Return all lines below containing the word "this".

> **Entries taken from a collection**
**********

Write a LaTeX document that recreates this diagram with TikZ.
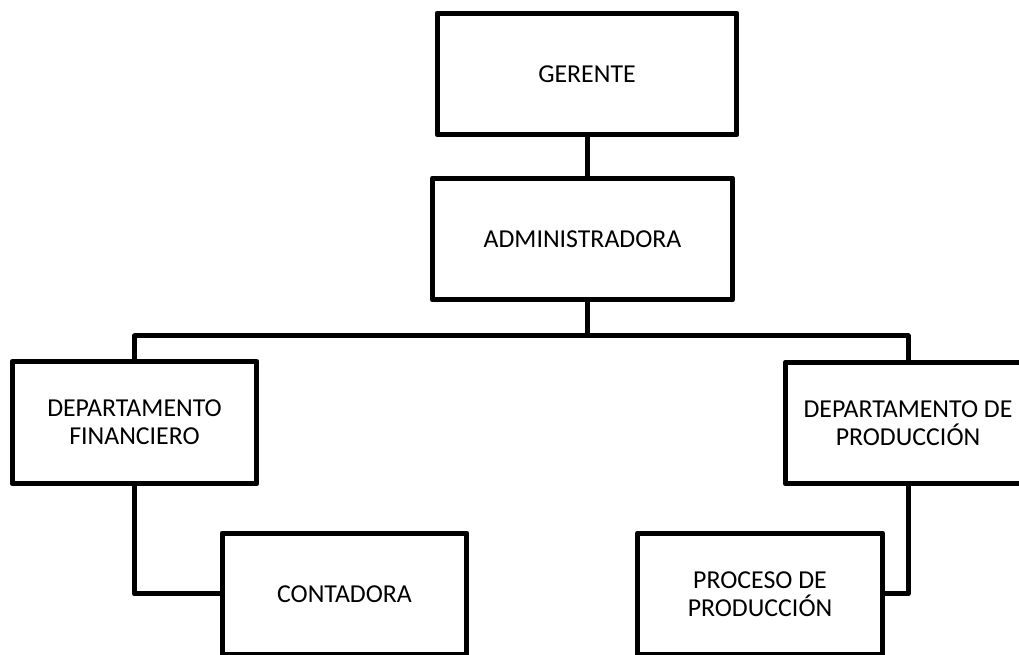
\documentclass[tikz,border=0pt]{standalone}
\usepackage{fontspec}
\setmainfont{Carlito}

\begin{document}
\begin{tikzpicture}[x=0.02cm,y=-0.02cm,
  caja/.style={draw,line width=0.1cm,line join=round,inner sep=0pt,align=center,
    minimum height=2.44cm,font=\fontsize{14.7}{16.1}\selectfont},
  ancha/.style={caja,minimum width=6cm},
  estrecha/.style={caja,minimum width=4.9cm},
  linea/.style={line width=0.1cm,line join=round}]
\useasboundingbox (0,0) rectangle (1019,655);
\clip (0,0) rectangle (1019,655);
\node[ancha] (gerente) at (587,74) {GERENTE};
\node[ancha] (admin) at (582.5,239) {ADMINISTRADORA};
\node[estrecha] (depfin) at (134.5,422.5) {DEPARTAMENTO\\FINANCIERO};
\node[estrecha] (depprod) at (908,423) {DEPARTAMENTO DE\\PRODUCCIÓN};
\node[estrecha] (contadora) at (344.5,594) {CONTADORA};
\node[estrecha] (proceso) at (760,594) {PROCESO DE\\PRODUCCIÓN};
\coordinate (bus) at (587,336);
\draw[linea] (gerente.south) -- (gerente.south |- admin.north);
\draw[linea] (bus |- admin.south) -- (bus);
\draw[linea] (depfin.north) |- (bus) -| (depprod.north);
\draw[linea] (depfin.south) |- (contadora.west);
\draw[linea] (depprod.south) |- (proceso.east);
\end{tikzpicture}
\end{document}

**********

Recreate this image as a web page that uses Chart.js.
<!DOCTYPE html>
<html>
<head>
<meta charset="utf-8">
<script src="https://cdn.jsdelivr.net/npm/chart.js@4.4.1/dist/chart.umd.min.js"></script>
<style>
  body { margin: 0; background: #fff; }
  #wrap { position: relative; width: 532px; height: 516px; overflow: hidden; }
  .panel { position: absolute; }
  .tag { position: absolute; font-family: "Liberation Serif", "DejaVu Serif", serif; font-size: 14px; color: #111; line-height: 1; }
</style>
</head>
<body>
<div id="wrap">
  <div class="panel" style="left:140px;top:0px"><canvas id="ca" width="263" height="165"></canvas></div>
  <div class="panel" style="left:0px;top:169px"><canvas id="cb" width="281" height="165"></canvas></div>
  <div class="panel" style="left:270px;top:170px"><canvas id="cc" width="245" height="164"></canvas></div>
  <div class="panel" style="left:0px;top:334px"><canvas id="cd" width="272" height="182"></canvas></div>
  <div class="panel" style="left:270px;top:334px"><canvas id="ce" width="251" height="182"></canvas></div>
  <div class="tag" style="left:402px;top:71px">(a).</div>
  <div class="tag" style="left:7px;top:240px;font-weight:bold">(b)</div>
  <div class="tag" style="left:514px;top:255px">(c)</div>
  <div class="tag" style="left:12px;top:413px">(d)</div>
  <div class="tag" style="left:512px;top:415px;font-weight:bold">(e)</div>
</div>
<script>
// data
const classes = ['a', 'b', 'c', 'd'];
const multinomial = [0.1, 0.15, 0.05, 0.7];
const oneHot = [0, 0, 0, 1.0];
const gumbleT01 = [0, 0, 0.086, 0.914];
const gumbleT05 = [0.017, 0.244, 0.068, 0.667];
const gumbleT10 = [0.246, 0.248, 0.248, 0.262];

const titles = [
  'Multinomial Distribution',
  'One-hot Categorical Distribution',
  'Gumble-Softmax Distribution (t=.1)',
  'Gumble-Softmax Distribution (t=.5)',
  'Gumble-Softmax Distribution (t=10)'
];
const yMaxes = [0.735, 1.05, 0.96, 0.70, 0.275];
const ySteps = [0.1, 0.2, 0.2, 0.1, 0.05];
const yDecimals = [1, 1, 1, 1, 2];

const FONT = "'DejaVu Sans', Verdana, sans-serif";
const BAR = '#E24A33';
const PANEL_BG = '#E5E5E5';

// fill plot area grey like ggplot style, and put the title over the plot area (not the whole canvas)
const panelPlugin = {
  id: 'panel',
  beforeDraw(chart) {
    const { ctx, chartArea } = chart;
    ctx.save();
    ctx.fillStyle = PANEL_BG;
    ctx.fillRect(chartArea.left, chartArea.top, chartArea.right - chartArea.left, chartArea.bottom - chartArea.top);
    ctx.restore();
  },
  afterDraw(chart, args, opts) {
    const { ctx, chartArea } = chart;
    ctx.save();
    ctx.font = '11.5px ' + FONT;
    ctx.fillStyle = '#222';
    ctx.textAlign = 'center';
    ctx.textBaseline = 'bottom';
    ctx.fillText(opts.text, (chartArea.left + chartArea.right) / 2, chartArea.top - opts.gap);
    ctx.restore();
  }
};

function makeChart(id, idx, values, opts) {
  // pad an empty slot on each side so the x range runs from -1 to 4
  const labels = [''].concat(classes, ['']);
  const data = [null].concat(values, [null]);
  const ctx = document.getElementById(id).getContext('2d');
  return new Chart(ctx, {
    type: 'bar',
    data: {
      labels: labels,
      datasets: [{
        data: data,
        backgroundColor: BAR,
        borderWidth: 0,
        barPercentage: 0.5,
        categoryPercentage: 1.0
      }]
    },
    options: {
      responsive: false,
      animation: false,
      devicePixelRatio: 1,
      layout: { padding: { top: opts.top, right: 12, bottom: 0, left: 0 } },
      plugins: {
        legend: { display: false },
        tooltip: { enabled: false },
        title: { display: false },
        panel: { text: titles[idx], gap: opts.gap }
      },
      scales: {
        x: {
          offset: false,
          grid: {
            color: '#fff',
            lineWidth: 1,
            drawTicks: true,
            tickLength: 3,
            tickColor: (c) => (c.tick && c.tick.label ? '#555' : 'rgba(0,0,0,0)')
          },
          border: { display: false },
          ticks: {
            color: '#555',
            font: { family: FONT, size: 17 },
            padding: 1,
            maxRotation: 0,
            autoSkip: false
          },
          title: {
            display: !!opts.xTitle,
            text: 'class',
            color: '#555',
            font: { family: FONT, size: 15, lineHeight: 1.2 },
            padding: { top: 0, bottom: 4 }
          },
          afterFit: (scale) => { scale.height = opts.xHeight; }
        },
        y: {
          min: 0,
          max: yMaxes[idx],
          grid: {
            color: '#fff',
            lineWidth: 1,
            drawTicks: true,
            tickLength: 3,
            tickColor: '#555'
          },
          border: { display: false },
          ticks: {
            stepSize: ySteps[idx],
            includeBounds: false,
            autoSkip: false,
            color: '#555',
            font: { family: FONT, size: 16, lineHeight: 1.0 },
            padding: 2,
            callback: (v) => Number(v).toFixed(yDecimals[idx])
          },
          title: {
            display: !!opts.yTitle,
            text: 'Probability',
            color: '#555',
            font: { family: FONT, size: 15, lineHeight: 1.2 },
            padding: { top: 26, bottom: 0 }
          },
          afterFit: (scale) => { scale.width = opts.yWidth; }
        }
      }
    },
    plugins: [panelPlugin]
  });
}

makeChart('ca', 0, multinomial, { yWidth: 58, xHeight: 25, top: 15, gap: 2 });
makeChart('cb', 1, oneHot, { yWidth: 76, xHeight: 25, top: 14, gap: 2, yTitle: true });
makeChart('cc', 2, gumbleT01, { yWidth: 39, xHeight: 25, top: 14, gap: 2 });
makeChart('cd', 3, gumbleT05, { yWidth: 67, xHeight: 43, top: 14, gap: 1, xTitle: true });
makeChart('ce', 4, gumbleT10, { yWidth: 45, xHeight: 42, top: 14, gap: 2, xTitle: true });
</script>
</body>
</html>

**********

> **Final result**
Write a LaTeX document that recreates this diagram with TikZ.
Recreate this image as a web page that uses Chart.js.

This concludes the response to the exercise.